Sometimes our bird feeders attract unintentional visitors. I’m not talking about mammals like deer, bear or squirrels. I’m talking about birds that are looking for food but not the wild bird seed variety. These birds – hawks – are looking for other birds for their meal.
My husband and I were sitting on our deck enjoying the warm spring sunshine and watching all the activity in the trees and around our bird feeders. There were lots of Black-capped Chickadees, Common Redpolls, Red-breasted and White-breasted Nuthatches when all of a sudden our attention was drawn to the upper branches of a red pine. It was hard to tell what we were seeing at first, but then the disturbance resolved itself into the form of a Sharp-shinned Hawk (commonly called “Sharpie” by birders).
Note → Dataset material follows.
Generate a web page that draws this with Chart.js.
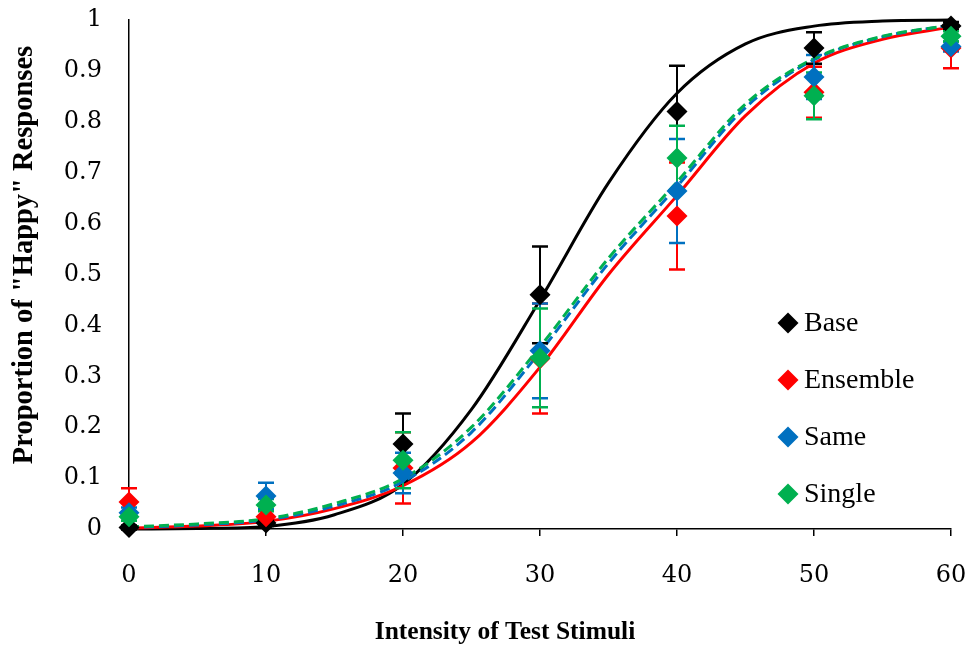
<!DOCTYPE html>
<html>
<head>
<meta charset="utf-8">
<script src="https://cdn.jsdelivr.net/npm/chart.js@4.4.1/dist/chart.umd.min.js"></script>
<style>
html,body{margin:0;padding:0;background:#ffffff;}
#wrap{width:969px;height:646px;position:relative;}
</style>
</head>
<body>
<div id="wrap"><canvas id="c" width="969" height="646"></canvas></div>
<script>
// ---------- data ----------
const xTicks = [0, 10, 20, 30, 40, 50, 60];
const yTicks = [0, 0.1, 0.2, 0.3, 0.4, 0.5, 0.6, 0.7, 0.8, 0.9, 1];
const xTitle = 'Intensity of Test Stimuli';
const yTitle = 'Proportion of "Happy" Responses';

const seriesNames = ['Base', 'Ensemble', 'Same', 'Single'];
const intensity = [0, 10, 20, 30, 40, 50, 60];

const baseMean     = [0.003, 0.012, 0.167, 0.460, 0.820, 0.945, 0.988];
const baseErr      = [0.004, 0.006, 0.060, 0.095, 0.090, 0.031, 0.008];
const ensembleMean = [0.053, 0.024, 0.120, 0.335, 0.615, 0.858, 0.945];
const ensembleErr  = [0.027, 0.012, 0.070, 0.108, 0.105, 0.050, 0.040];
const sameMean     = [0.032, 0.065, 0.110, 0.350, 0.664, 0.888, 0.948];
const sameErr      = [0.010, 0.026, 0.040, 0.093, 0.102, 0.043, 0.010];
const singleMean   = [0.024, 0.047, 0.135, 0.336, 0.729, 0.851, 0.968];
const singleErr    = [0.008, 0.012, 0.055, 0.097, 0.063, 0.046, 0.010];

// fitted curves
const fitX        = [0, 5, 10, 15, 20, 25, 30, 35, 40, 45, 50, 55, 60];
const fitBase     = [0.000, 0.001, 0.005, 0.028, 0.088, 0.235, 0.450, 0.680, 0.856, 0.953, 0.988, 0.998, 1.000];
const fitEnsemble = [0.002, 0.006, 0.015, 0.040, 0.085, 0.170, 0.318, 0.500, 0.655, 0.812, 0.915, 0.962, 0.986];
const fitSame     = [0.003, 0.008, 0.018, 0.045, 0.093, 0.190, 0.348, 0.522, 0.673, 0.828, 0.922, 0.967, 0.990];
const fitSingle   = [0.004, 0.010, 0.020, 0.050, 0.099, 0.200, 0.358, 0.532, 0.682, 0.835, 0.924, 0.968, 0.990];

const colors = ['#000000', '#FF0000', '#0070C0', '#00B050'];
// ---------- build ----------
const means = [baseMean, ensembleMean, sameMean, singleMean];
const errs = [baseErr, ensembleErr, sameErr, singleErr];
const fits = [fitBase, fitEnsemble, fitSame, fitSingle];
const dashes = [[], [], [10, 5], [10, 5]];

const datasets = [];
fits.forEach((f, i) => {
  datasets.push({
    label: seriesNames[i] + ' fit',
    isFit: true,
    data: fitX.map((x, j) => ({x: x, y: f[j]})),
    showLine: true,
    borderColor: colors[i],
    borderWidth: 3,
    borderDash: dashes[i],
    pointRadius: 0,
    pointHoverRadius: 0,
    cubicInterpolationMode: 'monotone',
    order: 8 - i,
    clip: false
  });
});
const firstPointIdx = datasets.length;
means.forEach((m, i) => {
  datasets.push({
    label: seriesNames[i],
    isFit: false,
    errors: errs[i],
    data: intensity.map((x, j) => ({x: x, y: m[j]})),
    showLine: false,
    backgroundColor: colors[i],
    borderColor: colors[i],
    pointStyle: 'rectRot',
    pointRadius: 10.5,
    pointHoverRadius: 10.5,
    pointBorderWidth: 0,
    order: 4 - i,
    clip: false
  });
});

const errorBarPlugin = {
  id: 'errorBars',
  beforeDatasetDraw(chart, args) {
    if (args.index !== firstPointIdx) return;
    const ctx = chart.ctx, xs = chart.scales.x, ys = chart.scales.y;
    chart.data.datasets.forEach(ds => {
      if (ds.isFit) return;
      ctx.save();
      ctx.strokeStyle = ds.borderColor;
      ds.data.forEach((p, j) => {
        const e = ds.errors[j];
        const px = xs.getPixelForValue(p.x);
        const top = ys.getPixelForValue(p.y + e);
        const bot = ys.getPixelForValue(p.y - e);
        ctx.lineWidth = 2;
        ctx.beginPath(); ctx.moveTo(px, top); ctx.lineTo(px, bot); ctx.stroke();
        ctx.lineWidth = 2.5;
        ctx.beginPath();
        ctx.moveTo(px - 8, top); ctx.lineTo(px + 8, top);
        ctx.moveTo(px - 8, bot); ctx.lineTo(px + 8, bot);
        ctx.stroke();
      });
      ctx.restore();
    });
  }
};

const legendPlugin = {
  id: 'insideLegend',
  afterDraw(chart) {
    const ctx = chart.ctx;
    const items = chart.data.datasets.filter(d => !d.isFit);
    const x0 = 788, y0 = 323, step = 57, r = 10.5;
    ctx.save();
    ctx.font = '28px "Liberation Serif", "Times New Roman", serif';
    ctx.textBaseline = 'middle';
    ctx.textAlign = 'left';
    items.forEach((d, i) => {
      const y = y0 + i * step;
      ctx.fillStyle = d.backgroundColor;
      ctx.beginPath();
      ctx.moveTo(x0, y - r); ctx.lineTo(x0 + r, y); ctx.lineTo(x0, y + r); ctx.lineTo(x0 - r, y);
      ctx.closePath(); ctx.fill();
      ctx.fillStyle = '#000000';
      ctx.fillText(d.label, x0 + 16, y + 1);
    });
    ctx.restore();
  }
};

const titlesPlugin = {
  id: 'axisTitles',
  afterDraw(chart) {
    const ctx = chart.ctx;
    ctx.save();
    ctx.fillStyle = '#000000';
    ctx.textAlign = 'center';
    ctx.textBaseline = 'middle';
    ctx.font = 'bold 25.5px "Liberation Serif", "Times New Roman", serif';
    ctx.fillText(xTitle, 505, 632);
    ctx.translate(25, 255);
    ctx.rotate(-Math.PI / 2);
    ctx.font = 'bold 28.5px "Liberation Serif", "Times New Roman", serif';
    ctx.fillText(yTitle, 0, 0);
    ctx.restore();
  }
};

new Chart(document.getElementById('c'), {
  type: 'scatter',
  data: {datasets: datasets},
  plugins: [errorBarPlugin, legendPlugin, titlesPlugin],
  options: {
    responsive: false,
    animation: false,
    devicePixelRatio: 1,
    layout: {autoPadding: false, padding: {top: 20, right: 18, left: 0, bottom: 0}},
    plugins: {legend: {display: false}, tooltip: {enabled: false}},
    scales: {
      x: {
        type: 'linear', min: 0, max: 60,
        afterBuildTicks: s => { s.ticks = xTicks.map(v => ({value: v})); },
        afterFit: s => { s.height = 117; s.paddingLeft = 0; s.paddingRight = 0; },
        grid: {display: true, drawOnChartArea: false, drawTicks: true, tickLength: 7, color: '#000000', lineWidth: 1.5},
        border: {display: true, color: '#000000', width: 1.5},
        ticks: {color: '#000000', padding: 25, maxRotation: 0,
          font: {family: '"DejaVu Serif", serif', size: 24},
          callback: v => String(v)}
      },
      y: {
        type: 'linear', min: 0, max: 1,
        afterBuildTicks: s => { s.ticks = yTicks.map(v => ({value: v})); },
        afterFit: s => { s.width = 129; s.paddingTop = 0; s.paddingBottom = 0; },
        grid: {display: false, drawOnChartArea: false, drawTicks: false},
        border: {display: true, color: '#000000', width: 1.5},
        ticks: {color: '#000000', padding: 27,
          font: {family: '"DejaVu Serif", serif', size: 24},
          callback: v => String(v)}
      }
    }
  }
});
</script>
</body>
</html>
It flew down and landed on a branch of a small green ash tree only 20 feet away from us. It sat there looking around, but there was not a single small bird to be found within a radius of 75 feet. Sharp-shinned hawks belong to the group known as Accipiter’s. They are generally smaller with long tails and shorter, rounded wings. This physical shape allows them to fly into trees and maneuver quickly as they chase smaller birds.
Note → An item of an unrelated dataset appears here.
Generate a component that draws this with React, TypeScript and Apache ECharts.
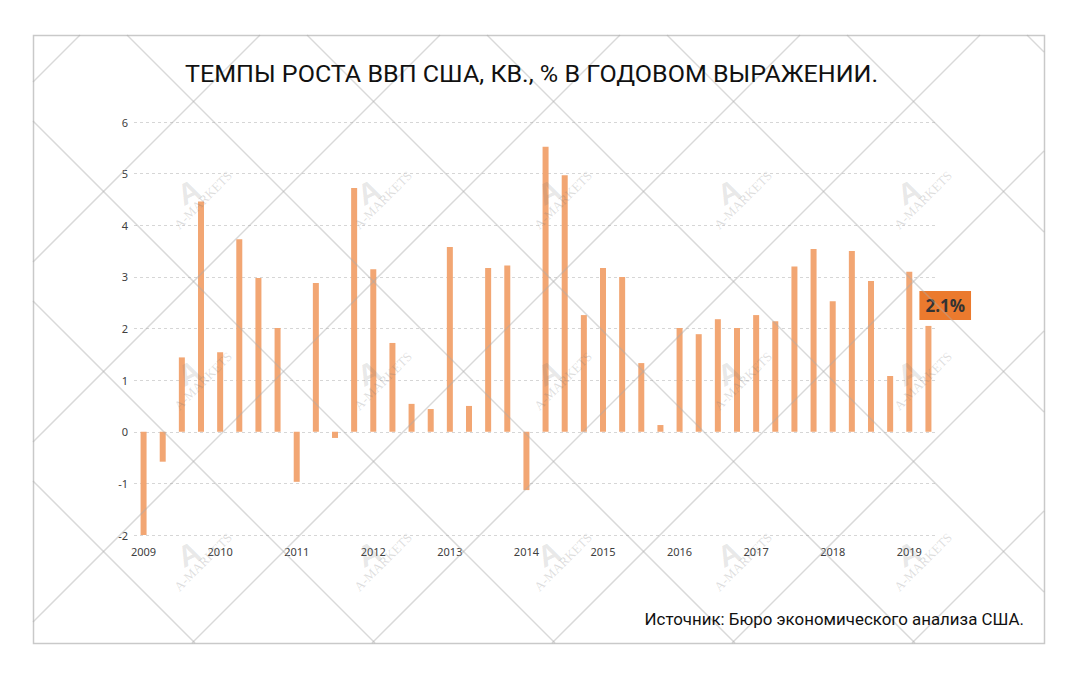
import React, { useEffect, useRef } from "react";
import * as echarts from "echarts";

const titleText = "ТЕМПЫ РОСТА ВВП США, КВ., % В ГОДОВОМ ВЫРАЖЕНИИ.";
const sourceText = "Источник: Бюро экономического анализа США.";
const watermarkText = "A-MARKETS";

const categories = [
  "2009 Q1", "2009 Q2", "2009 Q3", "2009 Q4",
  "2010 Q1", "2010 Q2", "2010 Q3", "2010 Q4",
  "2011 Q1", "2011 Q2", "2011 Q3", "2011 Q4",
  "2012 Q1", "2012 Q2", "2012 Q3", "2012 Q4",
  "2013 Q1", "2013 Q2", "2013 Q3", "2013 Q4",
  "2014 Q1", "2014 Q2", "2014 Q3", "2014 Q4",
  "2015 Q1", "2015 Q2", "2015 Q3", "2015 Q4",
  "2016 Q1", "2016 Q2", "2016 Q3", "2016 Q4",
  "2017 Q1", "2017 Q2", "2017 Q3", "2017 Q4",
  "2018 Q1", "2018 Q2", "2018 Q3", "2018 Q4",
  "2019 Q1", "2019 Q2",
];

const gdpGrowth = [
  -2.0, -0.58, 1.44, 4.46,
  1.54, 3.73, 2.98, 2.01,
  -0.97, 2.88, -0.12, 4.72,
  3.15, 1.72, 0.54, 0.44,
  3.58, 0.5, 3.17, 3.22,
  -1.13, 5.52, 4.97, 2.26,
  3.17, 3.0, 1.33, 0.13,
  2.01, 1.89, 2.18, 2.01,
  2.26, 2.14, 3.2, 3.54,
  2.53, 3.5, 2.92, 1.08,
  3.1, 2.05,
];

const lastLabel = "2.1%";

const yMin = -2;
const yMax = 6;
const yInterval = 1;

// decoration frame & watermark lattice
const FRAME = { l: 33, t: 35, r: 1044, b: 643 };
const PERIOD = 180;

function latticeLines() {
  const els: any[] = [];
  const { l, t, r, b } = FRAME;
  const stroke = { stroke: "rgba(170,170,170,0.45)", lineWidth: 1.5 };
  // lines x + y = c
  for (let c = 115 - PERIOD * 2; c <= r + b + PERIOD; c += PERIOD) {
    const x1 = Math.max(l, c - b);
    const x2 = Math.min(r, c - t);
    if (x2 > x1) {
      els.push({ type: "line", silent: true, z: 100, shape: { x1, y1: c - x1, x2, y2: c - x2 }, style: stroke });
    }
  }
  // lines x - y = c
  for (let c = 92 - PERIOD * 5; c <= r - t + PERIOD; c += PERIOD) {
    const x1 = Math.max(l, t + c);
    const x2 = Math.min(r, b + c);
    if (x2 > x1) {
      els.push({ type: "line", silent: true, z: 100, shape: { x1, y1: x1 - c, x2, y2: x2 - c }, style: stroke });
    }
  }
  return els;
}

function watermarks() {
  const els: any[] = [];
  const xs = [203, 383, 563, 743, 923];
  const ys = [200, 381, 562];
  for (const y of ys) {
    for (const x of xs) {
      els.push({
        type: "text",
        silent: true,
        z: 101,
        x,
        y,
        rotation: Math.PI / 4,
        style: {
          text: watermarkText,
          fill: "rgba(120,120,120,0.25)",
          font: "13px 'Liberation Serif', serif",
          textAlign: "center",
          textVerticalAlign: "middle",
        },
      });
      els.push({
        type: "text",
        silent: true,
        z: 101,
        x: x - 14,
        y: y - 8,
        rotation: Math.PI / 7,
        style: {
          text: "A",
          fill: "rgba(120,120,120,0.18)",
          font: "bold 30px 'Liberation Sans', sans-serif",
          textAlign: "center",
          textVerticalAlign: "middle",
        },
      });
    }
  }
  return els;
}

export default function App() {
  const ref = useRef<HTMLDivElement>(null);

  useEffect(() => {
    if (!ref.current) return;
    const chart = echarts.init(ref.current, undefined, { renderer: "svg" });
    const lastIdx = gdpGrowth.length - 1;
    const seriesData = gdpGrowth.map((v, i) =>
      i === lastIdx
        ? {
            value: v,
            label: {
              show: true,
              formatter: lastLabel,
              position: [-6, -35],
              backgroundColor: "#EB7A2E",
              color: "#333333",
              fontSize: 17,
              fontWeight: "bold",
              fontFamily: "'Open Sans', 'Noto Sans', sans-serif",
              lineHeight: 19,
              padding: [5, 6, 5, 6],
            },
          }
        : v
    );

    chart.setOption({
      animation: false,
      backgroundColor: "#ffffff",
      grid: { left: 134, top: 122, width: 804, height: 413, containLabel: false },
      xAxis: {
        type: "category",
        data: categories,
        boundaryGap: true,
        axisLine: { show: false },
        axisTick: { show: false },
        splitLine: { show: false },
        position: "bottom",
        axisLabel: {
          interval: 3,
          margin: 11,
          color: "#404040",
          fontSize: 11,
          fontFamily: "'Noto Sans', sans-serif",
          formatter: (v: string) => v.slice(0, 4),
        },
      },
      yAxis: {
        type: "value",
        min: yMin,
        max: yMax,
        interval: yInterval,
        axisLine: { show: false },
        axisTick: { show: false },
        axisLabel: {
          margin: 6,
          color: "#404040",
          fontSize: 11,
          fontFamily: "'Noto Sans', sans-serif",
        },
        splitLine: { show: true, lineStyle: { color: "#d6d6d6", type: [3, 3], width: 1 } },
      },
      series: [
        {
          type: "bar",
          data: seriesData,
          barWidth: 6,
          itemStyle: { color: "#F2A673" },
          z: 2,
        },
      ],
      graphic: [
        {
          type: "rect",
          silent: true,
          z: 99,
          shape: { x: FRAME.l + 0.5, y: FRAME.t + 0.5, width: FRAME.r - FRAME.l, height: FRAME.b - FRAME.t },
          style: { fill: "none", stroke: "#c9c9c9", lineWidth: 1.5 },
        },
        {
          type: "text",
          z: 102,
          x: 531.5,
          y: 74,
          scaleX: 1.045,
          style: {
            text: titleText,
            fill: "#111111",
            font: "24px Roboto, sans-serif",
            textAlign: "center",
            textVerticalAlign: "middle",
          },
        },
        {
          type: "text",
          z: 102,
          x: 1024,
          y: 620,
          scaleX: 1.055,
          style: {
            text: sourceText,
            fill: "#111111",
            font: "16px Roboto, sans-serif",
            textAlign: "right",
            textVerticalAlign: "middle",
          },
        },
        ...latticeLines(),
        ...watermarks(),
      ],
    });
    return () => chart.dispose();
  }, []);

  return (
    <div
      ref={ref}
      style={{ position: "absolute", left: 0, top: 0, width: 1078, height: 677, background: "#fff" }}
    />
  );
}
The other two Accipiters are the Coopers Hawk and the Northern Goshawk. The Sharp-shinned is the smallest, measuring 10-14 inches in length, with a 20-28” wingspan. The tail is banded and square at the end. The dark brown wings and head with a yellow eye (adults have red eyes) identified it as a Juvenile. As such it is not surprising that its hunting foray in our yard did not end with a bird in its talons.
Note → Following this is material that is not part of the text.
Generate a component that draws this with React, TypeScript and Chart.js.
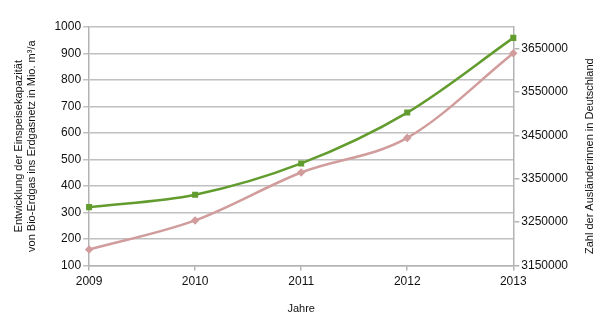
import React, { useEffect, useRef } from "react";
import { Chart, registerables } from "chart.js";

Chart.register(...registerables);

const years = ["2009", "2010", "2011", "2012", "2013"];
const biogasCapacity = [320, 367, 485, 677, 959];
const foreigners = [3186500, 3253800, 3364400, 3444200, 3639300];
const rightTicks = [3150000, 3250000, 3350000, 3450000, 3550000, 3650000];

const leftTitle = ["Entwicklung der Einspeisekapazität", "von Bio-Erdgas ins Erdgasnetz in Mio. m³/a"];
const rightTitle = "Zahl der Ausländerinnen in Deutschland";
const xTitle = "Jahre";

const FONT = "'Liberation Sans', Arial, sans-serif";

const rightTitlePlugin = {
  id: "rightTitle",
  afterDraw(chart: any) {
    const { ctx, chartArea, width } = chart;
    ctx.save();
    ctx.font = `11px ${FONT}`;
    ctx.fillStyle = "#111";
    ctx.textAlign = "center";
    ctx.textBaseline = "middle";
    ctx.translate(width - 11, (chartArea.top + chartArea.bottom) / 2 + 10);
    ctx.rotate(-Math.PI / 2);
    ctx.fillText(rightTitle, 0, 0);
    ctx.restore();
  },
};

export default function App() {
  const ref = useRef<HTMLCanvasElement>(null);
  useEffect(() => {
    if (!ref.current) return;
    Chart.defaults.font.family = FONT;
    const chart = new Chart(ref.current, {
      type: "line",
      data: {
        labels: years,
        datasets: [
          {
            label: "Bio-Erdgas",
            data: biogasCapacity,
            yAxisID: "y",
            borderColor: "#629c2e",
            backgroundColor: "#629c2e",
            borderWidth: 2.5,
            pointRadius: 2.5,
            pointStyle: "rect",
            cubicInterpolationMode: "monotone",
          },
          {
            label: "Ausländer",
            data: foreigners,
            yAxisID: "y1",
            borderColor: "#d19c9c",
            backgroundColor: "#d19c9c",
            borderWidth: 2.5,
            pointRadius: 2.5,
            pointStyle: "rectRot",
            cubicInterpolationMode: "monotone",
          },
        ],
      },
      plugins: [rightTitlePlugin],
      options: {
        animation: false,
        responsive: false,
        layout: { padding: { left: 4, right: 31, top: 19, bottom: 1 } },
        plugins: { legend: { display: false }, tooltip: { enabled: false } },
        scales: {
          x: {
            offset: false,
            grid: { display: true, drawOnChartArea: false, drawTicks: true, tickLength: 5, color: "#b3b3b3", lineWidth: 1.5 },
            border: { display: true, color: "#b3b3b3", width: 1.5 },
            ticks: { color: "#111", font: { size: 12 }, padding: 4, maxRotation: 0 },
            title: { display: true, text: xTitle, color: "#111", font: { size: 11 }, padding: { top: 10, bottom: 0 } },
          },
          y: {
            position: "left",
            min: 100,
            max: 1000,
            ticks: { stepSize: 100, color: "#111", font: { size: 12 }, padding: 2, callback: (v: any) => String(v) },
            grid: { color: "#c0c0c0", lineWidth: 1.5, tickLength: 6 },
            border: { display: true, color: "#b3b3b3", width: 1.5 },
            title: { display: true, text: leftTitle, color: "#111", font: { size: 11 }, padding: { top: 0, bottom: 14 } },
          },
          y1: {
            position: "right",
            min: 3150000,
            max: 3700000,
            afterBuildTicks: (scale: any) => {
              scale.ticks = rightTicks.map((v) => ({ value: v }));
            },
            ticks: { color: "#111", font: { size: 12 }, padding: 2, callback: (v: any) => String(v) },
            grid: { drawOnChartArea: false, color: "#b3b3b3", lineWidth: 1.5, tickLength: 6 },
            border: { display: true, color: "#b3b3b3", width: 1.5 },
          },
        },
      },
    });
    return () => chart.destroy();
  }, []);
  return <canvas ref={ref} width={593} height={309} style={{ display: "block" }} />;
}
I was happy on the one hand that we didn’t witness a kill, but I love all birds and realize that there are some who require other birds in their diet in order to survive. It is easy to love the small (and cute) birds that visit our feeders – we feel protective of them, but nature is a system with food chains and everything has its place, even those (of us) at the top of the chain. We and the other carnivores are considered apex predators, only these days we humans don’t have to worry about tigers or bears. We just have to worry about other humans
The next day we were inside looking at our feeders through the windows as we often do and suddenly the hawk was back, sitting in that same green ash tree. Once again the surrounding trees and shrubs were bare of birds. It sat there for a few minutes than gave up and flew off over the field. Since it has survived this long, its chances of reaching adulthood seem brighter. The truth is that only 50% of all birds survive the first year of their life. This hawk could have been hatched in a forest nearby or much further north, since they will nest up into Canada and spend winters here or farther south.